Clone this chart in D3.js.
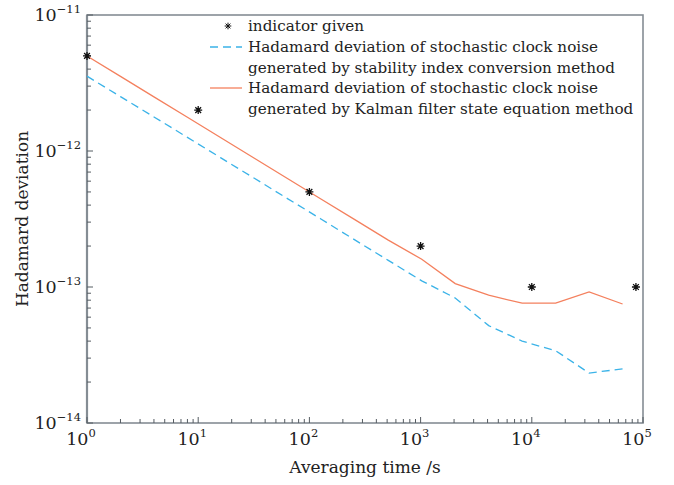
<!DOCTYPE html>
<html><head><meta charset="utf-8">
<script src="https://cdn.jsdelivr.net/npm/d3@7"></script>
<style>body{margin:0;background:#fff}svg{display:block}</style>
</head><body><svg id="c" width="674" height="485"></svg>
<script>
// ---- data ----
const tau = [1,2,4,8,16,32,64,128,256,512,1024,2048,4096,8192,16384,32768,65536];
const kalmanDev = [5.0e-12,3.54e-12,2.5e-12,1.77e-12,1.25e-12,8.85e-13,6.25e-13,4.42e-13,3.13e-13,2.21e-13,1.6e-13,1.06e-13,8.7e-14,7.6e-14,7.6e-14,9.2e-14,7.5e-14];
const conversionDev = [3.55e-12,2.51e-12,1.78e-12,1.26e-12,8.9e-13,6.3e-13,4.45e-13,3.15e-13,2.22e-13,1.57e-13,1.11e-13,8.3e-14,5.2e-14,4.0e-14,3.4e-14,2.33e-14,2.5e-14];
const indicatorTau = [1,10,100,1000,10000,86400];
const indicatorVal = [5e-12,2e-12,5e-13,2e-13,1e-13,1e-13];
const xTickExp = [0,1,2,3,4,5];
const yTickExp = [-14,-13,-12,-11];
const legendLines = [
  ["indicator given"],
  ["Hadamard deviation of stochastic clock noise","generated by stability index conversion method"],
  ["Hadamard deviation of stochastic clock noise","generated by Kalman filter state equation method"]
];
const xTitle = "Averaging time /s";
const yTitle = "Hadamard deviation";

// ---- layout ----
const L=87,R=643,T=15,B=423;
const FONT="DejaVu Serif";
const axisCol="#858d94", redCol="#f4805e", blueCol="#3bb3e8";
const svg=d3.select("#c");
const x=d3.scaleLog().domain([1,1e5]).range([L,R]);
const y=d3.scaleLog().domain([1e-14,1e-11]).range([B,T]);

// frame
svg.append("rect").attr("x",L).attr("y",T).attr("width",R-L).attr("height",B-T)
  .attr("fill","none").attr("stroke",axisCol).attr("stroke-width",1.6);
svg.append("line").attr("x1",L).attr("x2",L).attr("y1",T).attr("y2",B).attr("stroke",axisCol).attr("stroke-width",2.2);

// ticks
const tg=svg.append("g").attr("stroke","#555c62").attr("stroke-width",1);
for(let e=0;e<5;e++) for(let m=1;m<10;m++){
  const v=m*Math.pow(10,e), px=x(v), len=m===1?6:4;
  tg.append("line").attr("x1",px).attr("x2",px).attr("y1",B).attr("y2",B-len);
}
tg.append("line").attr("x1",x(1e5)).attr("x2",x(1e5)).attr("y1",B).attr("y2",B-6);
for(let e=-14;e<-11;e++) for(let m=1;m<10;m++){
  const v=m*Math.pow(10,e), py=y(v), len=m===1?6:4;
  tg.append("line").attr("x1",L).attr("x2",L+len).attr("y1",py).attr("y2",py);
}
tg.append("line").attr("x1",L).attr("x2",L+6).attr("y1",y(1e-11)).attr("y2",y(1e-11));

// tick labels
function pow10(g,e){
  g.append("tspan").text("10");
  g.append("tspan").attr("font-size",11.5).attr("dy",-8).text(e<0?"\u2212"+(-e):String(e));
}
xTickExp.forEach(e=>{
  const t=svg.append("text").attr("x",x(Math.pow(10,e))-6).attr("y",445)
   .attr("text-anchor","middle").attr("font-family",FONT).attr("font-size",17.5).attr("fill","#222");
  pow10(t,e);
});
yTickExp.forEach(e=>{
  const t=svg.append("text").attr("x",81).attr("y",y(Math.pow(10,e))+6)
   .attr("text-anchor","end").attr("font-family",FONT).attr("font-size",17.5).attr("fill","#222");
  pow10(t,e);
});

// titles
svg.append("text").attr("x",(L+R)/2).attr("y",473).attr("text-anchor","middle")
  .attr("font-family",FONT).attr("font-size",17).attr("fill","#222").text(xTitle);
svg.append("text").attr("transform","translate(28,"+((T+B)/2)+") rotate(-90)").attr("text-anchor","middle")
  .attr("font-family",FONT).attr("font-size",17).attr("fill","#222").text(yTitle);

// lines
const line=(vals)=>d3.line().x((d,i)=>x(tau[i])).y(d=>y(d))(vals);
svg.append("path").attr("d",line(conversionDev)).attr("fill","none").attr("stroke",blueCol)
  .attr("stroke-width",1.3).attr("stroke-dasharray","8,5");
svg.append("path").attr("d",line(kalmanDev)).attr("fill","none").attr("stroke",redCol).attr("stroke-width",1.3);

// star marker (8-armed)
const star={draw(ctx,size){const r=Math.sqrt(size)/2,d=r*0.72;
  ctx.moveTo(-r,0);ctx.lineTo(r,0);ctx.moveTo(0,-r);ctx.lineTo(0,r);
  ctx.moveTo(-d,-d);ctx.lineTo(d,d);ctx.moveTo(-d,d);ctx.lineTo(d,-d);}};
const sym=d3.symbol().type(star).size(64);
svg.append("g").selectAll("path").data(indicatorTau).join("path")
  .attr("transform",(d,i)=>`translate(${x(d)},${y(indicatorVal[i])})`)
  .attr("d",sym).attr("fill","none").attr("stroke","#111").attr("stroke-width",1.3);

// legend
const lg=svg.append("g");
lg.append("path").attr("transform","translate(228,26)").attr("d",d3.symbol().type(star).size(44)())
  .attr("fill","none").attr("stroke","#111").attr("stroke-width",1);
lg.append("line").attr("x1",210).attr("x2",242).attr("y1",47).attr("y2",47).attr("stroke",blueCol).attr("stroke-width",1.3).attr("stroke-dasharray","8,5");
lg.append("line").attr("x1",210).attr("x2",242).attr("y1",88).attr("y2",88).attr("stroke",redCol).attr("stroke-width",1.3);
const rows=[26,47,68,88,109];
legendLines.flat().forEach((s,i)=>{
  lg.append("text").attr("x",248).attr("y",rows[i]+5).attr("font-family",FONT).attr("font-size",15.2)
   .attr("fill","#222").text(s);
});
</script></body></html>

-- Challenge --
Omit the pictures, then output the rest of the listing exactly.

-- Correct result --
Clone this chart in D3.js.
<!DOCTYPE html>
<html><head><meta charset="utf-8">
<script src="https://cdn.jsdelivr.net/npm/d3@7"></script>
<style>body{margin:0;background:#fff}svg{display:block}</style>
</head><body><svg id="c" width="674" height="485"></svg>
<script>
// ---- data ----
const tau = [1,2,4,8,16,32,64,128,256,512,1024,2048,4096,8192,16384,32768,65536];
const kalmanDev = [5.0e-12,3.54e-12,2.5e-12,1.77e-12,1.25e-12,8.85e-13,6.25e-13,4.42e-13,3.13e-13,2.21e-13,1.6e-13,1.06e-13,8.7e-14,7.6e-14,7.6e-14,9.2e-14,7.5e-14];
const conversionDev = [3.55e-12,2.51e-12,1.78e-12,1.26e-12,8.9e-13,6.3e-13,4.45e-13,3.15e-13,2.22e-13,1.57e-13,1.11e-13,8.3e-14,5.2e-14,4.0e-14,3.4e-14,2.33e-14,2.5e-14];
const indicatorTau = [1,10,100,1000,10000,86400];
const indicatorVal = [5e-12,2e-12,5e-13,2e-13,1e-13,1e-13];
const xTickExp = [0,1,2,3,4,5];
const yTickExp = [-14,-13,-12,-11];
const legendLines = [
  ["indicator given"],
  ["Hadamard deviation of stochastic clock noise","generated by stability index conversion method"],
  ["Hadamard deviation of stochastic clock noise","generated by Kalman filter state equation method"]
];
const xTitle = "Averaging time /s";
const yTitle = "Hadamard deviation";

// ---- layout ----
const L=87,R=643,T=15,B=423;
const FONT="DejaVu Serif";
const axisCol="#858d94", redCol="#f4805e", blueCol="#3bb3e8";
const svg=d3.select("#c");
const x=d3.scaleLog().domain([1,1e5]).range([L,R]);
const y=d3.scaleLog().domain([1e-14,1e-11]).range([B,T]);

// frame
svg.append("rect").attr("x",L).attr("y",T).attr("width",R-L).attr("height",B-T)
  .attr("fill","none").attr("stroke",axisCol).attr("stroke-width",1.6);
svg.append("line").attr("x1",L).attr("x2",L).attr("y1",T).attr("y2",B).attr("stroke",axisCol).attr("stroke-width",2.2);

// ticks
const tg=svg.append("g").attr("stroke","#555c62").attr("stroke-width",1);
for(let e=0;e<5;e++) for(let m=1;m<10;m++){
  const v=m*Math.pow(10,e), px=x(v), len=m===1?6:4;
  tg.append("line").attr("x1",px).attr("x2",px).attr("y1",B).attr("y2",B-len);
}
tg.append("line").attr("x1",x(1e5)).attr("x2",x(1e5)).attr("y1",B).attr("y2",B-6);
for(let e=-14;e<-11;e++) for(let m=1;m<10;m++){
  const v=m*Math.pow(10,e), py=y(v), len=m===1?6:4;
  tg.append("line").attr("x1",L).attr("x2",L+len).attr("y1",py).attr("y2",py);
}
tg.append("line").attr("x1",L).attr("x2",L+6).attr("y1",y(1e-11)).attr("y2",y(1e-11));

// tick labels
function pow10(g,e){
  g.append("tspan").text("10");
  g.append("tspan").attr("font-size",11.5).attr("dy",-8).text(e<0?"\u2212"+(-e):String(e));
}
xTickExp.forEach(e=>{
  const t=svg.append("text").attr("x",x(Math.pow(10,e))-6).attr("y",445)
   .attr("text-anchor","middle").attr("font-family",FONT).attr("font-size",17.5).attr("fill","#222");
  pow10(t,e);
});
yTickExp.forEach(e=>{
  const t=svg.append("text").attr("x",81).attr("y",y(Math.pow(10,e))+6)
   .attr("text-anchor","end").attr("font-family",FONT).attr("font-size",17.5).attr("fill","#222");
  pow10(t,e);
});

// titles
svg.append("text").attr("x",(L+R)/2).attr("y",473).attr("text-anchor","middle")
  .attr("font-family",FONT).attr("font-size",17).attr("fill","#222").text(xTitle);
svg.append("text").attr("transform","translate(28,"+((T+B)/2)+") rotate(-90)").attr("text-anchor","middle")
  .attr("font-family",FONT).attr("font-size",17).attr("fill","#222").text(yTitle);

// lines
const line=(vals)=>d3.line().x((d,i)=>x(tau[i])).y(d=>y(d))(vals);
svg.append("path").attr("d",line(conversionDev)).attr("fill","none").attr("stroke",blueCol)
  .attr("stroke-width",1.3).attr("stroke-dasharray","8,5");
svg.append("path").attr("d",line(kalmanDev)).attr("fill","none").attr("stroke",redCol).attr("stroke-width",1.3);

// star marker (8-armed)
const star={draw(ctx,size){const r=Math.sqrt(size)/2,d=r*0.72;
  ctx.moveTo(-r,0);ctx.lineTo(r,0);ctx.moveTo(0,-r);ctx.lineTo(0,r);
  ctx.moveTo(-d,-d);ctx.lineTo(d,d);ctx.moveTo(-d,d);ctx.lineTo(d,-d);}};
const sym=d3.symbol().type(star).size(64);
svg.append("g").selectAll("path").data(indicatorTau).join("path")
  .attr("transform",(d,i)=>`translate(${x(d)},${y(indicatorVal[i])})`)
  .attr("d",sym).attr("fill","none").attr("stroke","#111").attr("stroke-width",1.3);

// legend
const lg=svg.append("g");
lg.append("path").attr("transform","translate(228,26)").attr("d",d3.symbol().type(star).size(44)())
  .attr("fill","none").attr("stroke","#111").attr("stroke-width",1);
lg.append("line").attr("x1",210).attr("x2",242).attr("y1",47).attr("y2",47).attr("stroke",blueCol).attr("stroke-width",1.3).attr("stroke-dasharray","8,5");
lg.append("line").attr("x1",210).attr("x2",242).attr("y1",88).attr("y2",88).attr("stroke",redCol).attr("stroke-width",1.3);
const rows=[26,47,68,88,109];
legendLines.flat().forEach((s,i)=>{
  lg.append("text").attr("x",248).attr("y",rows[i]+5).attr("font-family",FONT).attr("font-size",15.2)
   .attr("fill","#222").text(s);
});
</script></body></html>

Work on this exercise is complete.